Hop on the Ottawa Music Train with City Councillor Jeff Leiper
The Ottawa Pops Orchestra's Stories Through Music series invites different members of our community to share a selection of their favourite songs and discuss why this music is so important to them. All aboard this week with Jeff Leiper as he shares his experience within the Ottawa Music community and discusses the development of a music strategy in the nation’s capital.
- Jeff studied History and English at the University of Ottawa, and Print Journalism at Algonquin College.
- He first ran for office as a 24 year old in the 1994 municipal elections for a seat on Cumberland Township Council.
- He owns a lot of records and enjoys music across all genres
- He wants the music scene in Ottawa to be as important as it is in Austin, Texas (which is roughly the same size)
One of the most memorable family road trips I’ve ever taken started in Cleveland. The Rock and Roll Hall of Fame on the shore of Lake Erie was the perfect starting point to a swing through the mid-west and into the south.
The first RRHOF stop after the cashier is an introductory video. A short movie started with footage of a train. Along with the sound of those big wheels turning we could hear field songs and snippets of gospel and yodeling. The montage kept returning to the train. We were wondering: what’s that train? Where is that train going? Voices began to be accompanied with instruments: guitars and banjos and pianos. The train kept coming and the music became at once bluesy and folksy. Those two styles kept being juxtapositioned over the sound of the rails, faster and more polished and then electric and then Elvis’ voice over it all: “trainnntrainnnnnnn, trainnnnnn, coming round the bend,” and I leaned over to Nick and Nat and I said “I know what train is! That train is Rock and Roll!”
I apologize for ruining the surprise about the train.
A day later we were off to visit Memphis and Nashville. My son was a budding musician at that point, playing the piano and guitar. We thought we’d introduce him to some of our favourite music and see some sights. We stood on the Ryman Auditorium stage, visited Sun Records, took in as much of Beale Street as you can with a kid in tow, toured RCA Studio B and Stax, enjoyed the weirdness of Graceland and took in a show at the modern Grand Ole Opry. It was delightful.

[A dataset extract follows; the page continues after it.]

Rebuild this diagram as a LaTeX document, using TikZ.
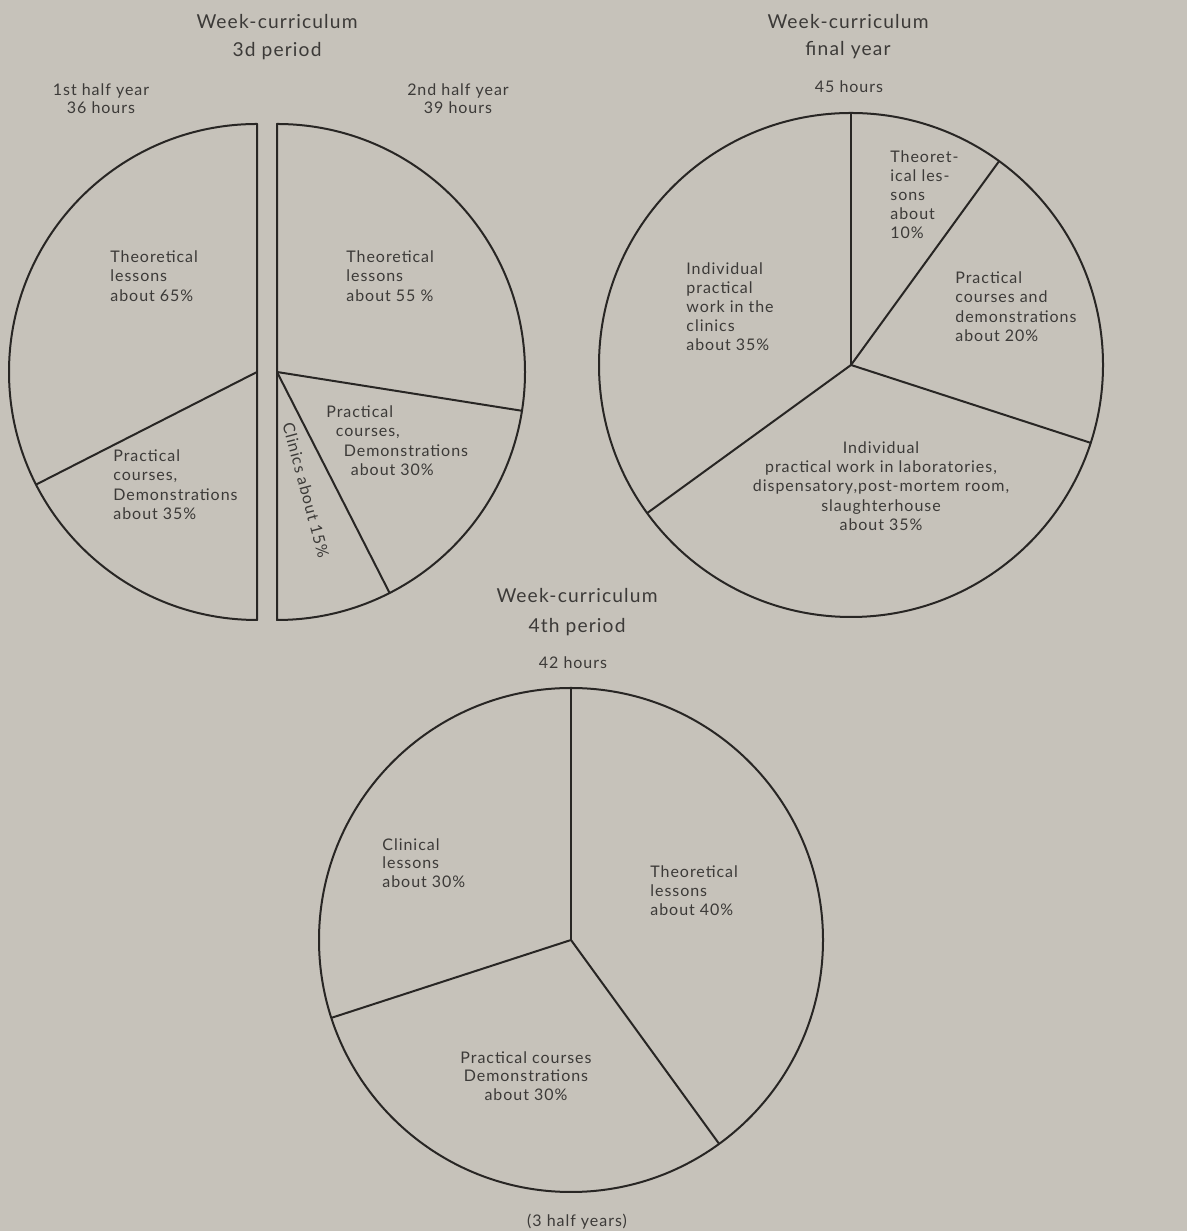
\documentclass[tikz,border=0pt]{standalone}
\usepackage{fontspec}
\setmainfont{Lato}[LetterSpace=6]
\definecolor{paper}{RGB}{198,194,186}
\definecolor{inkc}{RGB}{40,38,36}
\definecolor{txtc}{RGB}{60,58,56}
\begin{document}
\begin{tikzpicture}[x=0.5pt,y=0.5pt,
  pie/.style={draw=inkc, line width=1pt, line join=round},
  lbl/.style={text=txtc, font=\fontsize{8}{9.75}\selectfont, inner sep=0pt, align=left, anchor=north west},
  lblc/.style={lbl, align=center, anchor=north},
  ttl/.style={text=txtc, font=\fontsize{9.6}{11}\selectfont, inner sep=0pt},
  hrs/.style={text=txtc, font=\fontsize{8}{9}\selectfont, inner sep=0pt, align=center}]
\fill[paper] (0,0) rectangle (1187,1231);
\useasboundingbox (0,0) rectangle (1187,1231);

% centres
\coordinate (cL) at (257,859);
\coordinate (cR) at (277,859);
\coordinate (cF) at (851,866);
\coordinate (cB) at (571,291);

% 3d period: two half discs
\draw[pie] (cL) ++(90:248) arc[start angle=90,end angle=270,radius=248] -- cycle;
\draw[pie] (cL) -- ++(207:248);
\draw[pie] (cR) ++(-90:248) arc[start angle=-90,end angle=90,radius=248] -- cycle;
\draw[pie] (cR) -- ++(-9:248);
\draw[pie] (cR) -- ++(-63:248);

% final year
\draw[pie] (cF) circle[radius=252];
\draw[pie] (cF) -- ++(90:252);
\draw[pie] (cF) -- ++(54:252);
\draw[pie] (cF) -- ++(-18:252);
\draw[pie] (cF) -- ++(216:252);

% 4th period
\draw[pie] (cB) circle[radius=252];
\draw[pie] (cB) -- ++(90:252);
\draw[pie] (cB) -- ++(-54:252);
\draw[pie] (cB) -- ++(198:252);

% titles
\node[ttl] (t3a) at (277,1209) {Week-curriculum};
\node[ttl] (t3b) at (277,1180) {3d period};
\node[hrs] (h1) at (101,1132) {1st half year\\36 hours};
\node[hrs] (h2) at (458,1132) {2nd half year\\39 hours};
\node[ttl] (tfa) at (848,1209) {Week-curriculum};
\node[ttl] (tfb) at (848,1181) {final year};
\node[hrs] (tfc) at (849,1144) {45 hours};
\node[ttl] (t4a) at (577,635) {Week-curriculum};
\node[ttl] (t4b) at (577,604) {4th period};
\node[hrs] (t4c) at (573,568) {42 hours};
\node[hrs] (foot) at (577,9) {(3 half years)};

% 3d period labels
\node[lbl] (l1) at (110,981) {Theoretical\\lessons\\about 65\%};
\node[lbl] (l2) at (113,782) {Practical\\courses,\\Demonstrations\\about 35\%};
\node[lbl] (r1) at (346,981) {Theoretical\\lessons\\about 55 \%};
\node[lbl] (r2) at (326,826) {Practical\\\hspace*{4.75pt}courses,\\\hspace*{8.75pt}Demonstrations\\\hspace*{12.25pt}about 30\%};
\node[text=txtc, font=\fontsize{8}{9.75}\selectfont, inner sep=0pt, rotate=-75] (r3) at (306,741) {Clinics about 15\%};

% final year labels
\node[lbl, font=\fontsize{8}{9.5}\selectfont] (f1) at (890,1081) {Theoret-\\ical les-\\sons\\about\\10\%};
\node[lbl, font=\fontsize{8}{9.5}\selectfont] (f2) at (686,969) {Individual\\practical\\work in the\\clinics\\about 35\%};
\node[lbl] (f3) at (955,960) {Practical\\courses and\\demonstrations\\about 20\%};
\node[lblc, font=\fontsize{8}{9.7}\selectfont] (f4) at (881,790) {Individual\\practical work in laboratories,\\dispensatory,post-mortem room,\\slaughterhouse\\about 35\%};

% 4th period labels
\node[lbl, font=\fontsize{8}{9.25}\selectfont] (b1) at (382,393) {Clinical\\lessons\\about 30\%};
\node[lbl, font=\fontsize{8}{9.5}\selectfont] (b2) at (650,366) {Theoretical\\lessons\\about 40\%};
\node[lblc, font=\fontsize{8}{9.25}\selectfont] (b3) at (526,180) {Practical courses\\Demonstrations\\about 30\%};
\end{tikzpicture}
\end{document}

Even as he became a serious student of jazz (for which we later toured New Orleans), he’s maintained an appreciation for those rock and roll country and blues roots.

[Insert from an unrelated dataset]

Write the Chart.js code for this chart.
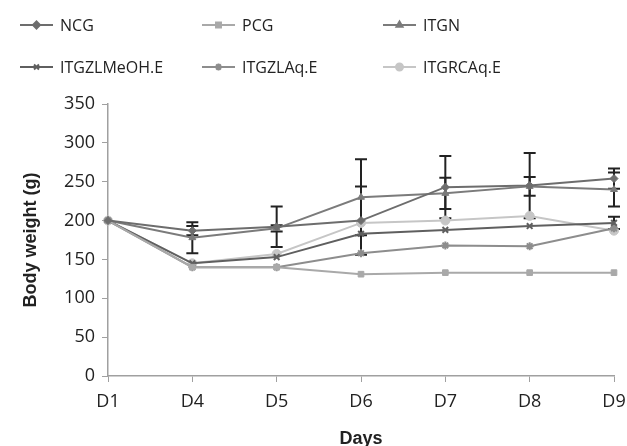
<!DOCTYPE html>
<html>
<head>
<meta charset="utf-8">
<script src="https://cdn.jsdelivr.net/npm/chart.js@4.4.1/dist/chart.umd.min.js"></script>
<style>
    html, body { margin: 0; padding: 0; background: #fff; }
    #wrap { width: 627px; height: 446px; position: relative; }
</style>
</head>
<body>
<div id="wrap"><canvas id="weightChart" width="627" height="446"></canvas></div>
<script>
const days = ['D1', 'D4', 'D5', 'D6', 'D7', 'D8', 'D9'];
const yTicks = [0, 50, 100, 150, 200, 250, 300, 350];

const ncg = [200, 187, 192, 200, 243, 245, 254];
const pcg = [200, 140, 140, 131, 133, 133, 133];
const itgn = [200, 178, 190, 230, 235, 244, 240];
const itgzlMeoh = [200, 145, 153, 183, 188, 193, 197];
const itgzlAq = [200, 140, 140, 158, 168, 167, 190];
const itgrcAq = [200, 145, 157, 197, 200, 206, 187];

const ncgErr = [0, 6, 26, 44, 40, 42, 13];
const itgnErr = [0, 20, 4, 49, 20, 12, 22];
const itgzlMeohErr = [0, 0, 0, 0, 0, 0, 8];

const seriesNames = ['NCG', 'PCG', 'ITGN', 'ITGZLMeOH.E', 'ITGZLAq.E', 'ITGRCAq.E'];

document.addEventListener('DOMContentLoaded', () => {
    const canvas = document.getElementById('weightChart');
    const font = '"Open Sans", "Liberation Sans", sans-serif';
    const boldFont = '"Liberation Sans", Arial, sans-serif';

    const makeSet = (label, data, color, style, errors) => ({
        label,
        data,
        errors,
        borderColor: color,
        backgroundColor: color,
        borderWidth: 2,
        pointStyle: style,
        pointRadius: style === 'circle' ? 4.5 : 4,
        pointBorderWidth: style === 'crossRot' || style === 'star' ? 2 : 1,
        pointBorderColor: color,
        tension: 0,
    });

    const datasets = [
        makeSet(seriesNames[0], ncg, '#6d6d6d', 'rectRot', ncgErr),
        makeSet(seriesNames[1], pcg, '#a9a9a9', 'rect', null),
        makeSet(seriesNames[2], itgn, '#7b7b7b', 'triangle', itgnErr),
        makeSet(seriesNames[3], itgzlMeoh, '#5f5f5f', 'crossRot', itgzlMeohErr),
        makeSet(seriesNames[4], itgzlAq, '#8d8d8d', 'star', null),
        makeSet(seriesNames[5], itgrcAq, '#c6c6c6', 'circle', null),
    ];

    // error bars, drawn under the lines
    const errorBars = {
        id: 'errorBars',
        beforeDatasetsDraw(chart) {
            const ctx = chart.ctx;
            const yScale = chart.scales.y;
            ctx.save();
            ctx.strokeStyle = '#222';
            ctx.lineWidth = 2;
            chart.data.datasets.forEach((ds, di) => {
                if (!ds.errors) return;
                const meta = chart.getDatasetMeta(di);
                ds.errors.forEach((e, i) => {
                    if (!e) return;
                    const x = meta.data[i].x;
                    const top = yScale.getPixelForValue(ds.data[i] + e);
                    const bot = yScale.getPixelForValue(ds.data[i] - e);
                    ctx.beginPath();
                    ctx.moveTo(x, top);
                    ctx.lineTo(x, bot);
                    ctx.moveTo(x - 6, top);
                    ctx.lineTo(x + 6, top);
                    ctx.moveTo(x - 6, bot);
                    ctx.lineTo(x + 6, bot);
                    ctx.stroke();
                });
            });
            ctx.restore();
        },
    };

    // legend in a 3-column grid at the top
    const gridLegend = {
        id: 'gridLegend',
        afterDraw(chart) {
            const ctx = chart.ctx;
            const colX = [20, 202, 383];
            const rowY = [25, 67];
            ctx.save();
            chart.data.datasets.forEach((ds, i) => {
                const x0 = colX[i % 3];
                const y = rowY[Math.floor(i / 3)];
                ctx.strokeStyle = ds.borderColor;
                ctx.lineWidth = 2;
                ctx.beginPath();
                ctx.moveTo(x0, y);
                ctx.lineTo(x0 + 33, y);
                ctx.stroke();
                ctx.fillStyle = ds.backgroundColor;
                Chart.helpers.drawPoint(ctx, {
                    pointStyle: ds.pointStyle,
                    radius: 3.5,
                    rotation: 0,
                    borderWidth: ds.pointBorderWidth,
                }, x0 + 16.5, y);
                ctx.fillStyle = '#222';
                ctx.font = '16px ' + font;
                ctx.textBaseline = 'middle';
                ctx.textAlign = 'left';
                ctx.fillText(ds.label, x0 + 40, y + 1);
            });
            ctx.restore();
        },
    };

    new Chart(canvas, {
        type: 'line',
        data: { labels: days, datasets },
        options: {
            responsive: false,
            animation: false,
            layout: { padding: { top: 104, left: 16, right: 13, bottom: 0 } },
            plugins: {
                legend: { display: false },
                tooltip: { enabled: false },
            },
            scales: {
                x: {
                    offset: false,
                    grid: {
                        display: true,
                        drawOnChartArea: false,
                        color: '#a0a0a0',
                        tickLength: 6,
                    },
                    border: { color: '#a0a0a0', width: 1.5 },
                    ticks: {
                        color: '#222',
                        font: { family: font, size: 18 },
                        padding: 9,
                        maxRotation: 0,
                    },
                    title: {
                        display: true,
                        text: 'Days',
                        color: '#222',
                        font: { family: boldFont, size: 18, weight: 'bold' },
                        padding: { top: 0, bottom: -4 },
                    },
                    afterFit(scale) {
                        scale.height = 70;
                        scale.paddingLeft = 0;
                        scale.paddingRight = 0;
                    },
                },
                y: {
                    min: 0,
                    max: 350,
                    afterBuildTicks(scale) {
                        scale.ticks = yTicks.map((v) => ({ value: v }));
                    },
                    grid: {
                        display: true,
                        drawOnChartArea: false,
                        color: '#a0a0a0',
                        tickLength: 6,
                    },
                    border: { color: '#a0a0a0', width: 1.5 },
                    ticks: {
                        color: '#222',
                        font: { family: font, size: 18 },
                        padding: 7,
                    },
                    title: {
                        display: true,
                        text: 'Body weight (g)',
                        color: '#222',
                        font: { family: boldFont, size: 18, weight: 'bold' },
                        padding: { bottom: 4 },
                    },
                    afterFit(scale) { scale.width = 92; },
                },
            },
        },
        plugins: [errorBars, gridLegend],
    });
});
</script>
</body>
</html>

It seems in many ways, today, that music is ubiquitous and increasingly divorced from geography. Accompanying these written pieces from various Ottawans are playlists that Ottawa Pops has asked us to curate. We can listen to those from virtually anywhere in the world. Yet, when we visit other places like the cities above or Vienna or Berlin or Chicago or Seattle or Havana, we know instinctively that those are music cities. They’ve become identified with a genre or musical innovation that has changed what we listen to. They’re often home to some critical mass of musicians who are creating and fusing and inventing something new. Most importantly, they’re playing it for themselves and others in small halls and bars and in classrooms.
The cool thing about music cities is that you don’t have to be a musician to enjoy them. As the 70s turned into the 80s on the Sunset Strip, the fans flocking to the Roxy to see Motley Crue weren’t shredding guitarists and savage drummers. They were students and bankers and retail workers and nurses listening to music that was about to change North Americans’ tastes and grooving on the vibe of hearing it first.

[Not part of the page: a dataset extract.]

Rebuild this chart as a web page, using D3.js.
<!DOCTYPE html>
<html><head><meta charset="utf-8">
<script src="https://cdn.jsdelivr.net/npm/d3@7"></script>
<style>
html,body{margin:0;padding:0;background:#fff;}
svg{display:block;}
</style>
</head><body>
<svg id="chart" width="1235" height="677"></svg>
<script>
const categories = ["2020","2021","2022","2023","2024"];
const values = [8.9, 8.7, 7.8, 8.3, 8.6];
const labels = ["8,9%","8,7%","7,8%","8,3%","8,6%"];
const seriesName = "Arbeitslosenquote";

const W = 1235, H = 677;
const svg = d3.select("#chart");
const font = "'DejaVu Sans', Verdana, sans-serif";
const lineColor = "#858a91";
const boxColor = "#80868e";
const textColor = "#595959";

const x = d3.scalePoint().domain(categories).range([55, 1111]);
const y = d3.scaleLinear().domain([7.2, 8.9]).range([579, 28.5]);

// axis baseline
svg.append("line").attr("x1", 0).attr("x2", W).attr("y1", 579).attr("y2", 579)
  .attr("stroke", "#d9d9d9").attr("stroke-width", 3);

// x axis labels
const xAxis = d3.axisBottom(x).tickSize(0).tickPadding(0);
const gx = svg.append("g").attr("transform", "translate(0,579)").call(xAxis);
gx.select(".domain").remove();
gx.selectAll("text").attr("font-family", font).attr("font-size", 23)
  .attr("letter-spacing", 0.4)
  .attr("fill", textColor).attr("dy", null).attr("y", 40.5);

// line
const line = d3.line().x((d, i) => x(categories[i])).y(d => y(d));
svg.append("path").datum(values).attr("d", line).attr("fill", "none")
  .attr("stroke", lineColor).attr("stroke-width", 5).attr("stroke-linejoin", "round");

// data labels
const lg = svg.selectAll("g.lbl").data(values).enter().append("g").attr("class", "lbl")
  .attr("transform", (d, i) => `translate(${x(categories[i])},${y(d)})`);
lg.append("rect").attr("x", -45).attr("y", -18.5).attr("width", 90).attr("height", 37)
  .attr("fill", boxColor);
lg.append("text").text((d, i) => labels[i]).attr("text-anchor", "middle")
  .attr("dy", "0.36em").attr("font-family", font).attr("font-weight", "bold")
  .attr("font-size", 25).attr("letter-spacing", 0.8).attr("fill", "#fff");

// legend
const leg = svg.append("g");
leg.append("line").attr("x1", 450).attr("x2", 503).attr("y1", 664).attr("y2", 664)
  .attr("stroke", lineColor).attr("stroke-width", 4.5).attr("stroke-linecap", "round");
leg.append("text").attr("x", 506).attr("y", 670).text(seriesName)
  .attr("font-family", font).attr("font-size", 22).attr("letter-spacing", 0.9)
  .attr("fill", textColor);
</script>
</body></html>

When a city is a music city, there are opportunities for musicians to work, places where they can play, professionals who can nurture their talent and introduce them to the world and, most importantly, audiences who want the music, and then want more. Music cities are places in which people, even if they’re not musicians, want to live.
In 2020, we ignore that imperative at our peril. The 25-year-old who graduates today from schools around the world with in-demand skills can live anywhere. They’ll want to live in cities that are exciting, progressive and that offer the opportunity to enjoy music that is new and inventive and fresh.
In the nation’s capital, we are blessed to not only have some of the world’s pre-eminent music festivals and a population large enough to attract the biggest acts, but we have the talent here at home to develop something uniquely Ottawa. From urban forms to classical to jazz to singer/song-writer to country there are musical collaborations and scenes and the promise of something exciting just around the corner. Ottawa is increasingly a city of immigrants, from within the country and without, and with a deliberately inclusive and generous approach, our musicians are very much poised to give audiences the experiences they crave.
In 2017, Ottawa’s City Council adopted a music strategy that has seen us encourage where we can the creation and enjoyment of music. We’ve worked hard to embrace new venues, remove red tape, and encourage artists to study, create and play music. The train’s big wheels keep turning, and new cars keep getting coupled to it. It’s only a matter of time and generosity and perseverance before Ottawa’s carriage gets hooked up. When it does, I want to be at the station so it doesn’t leave without me.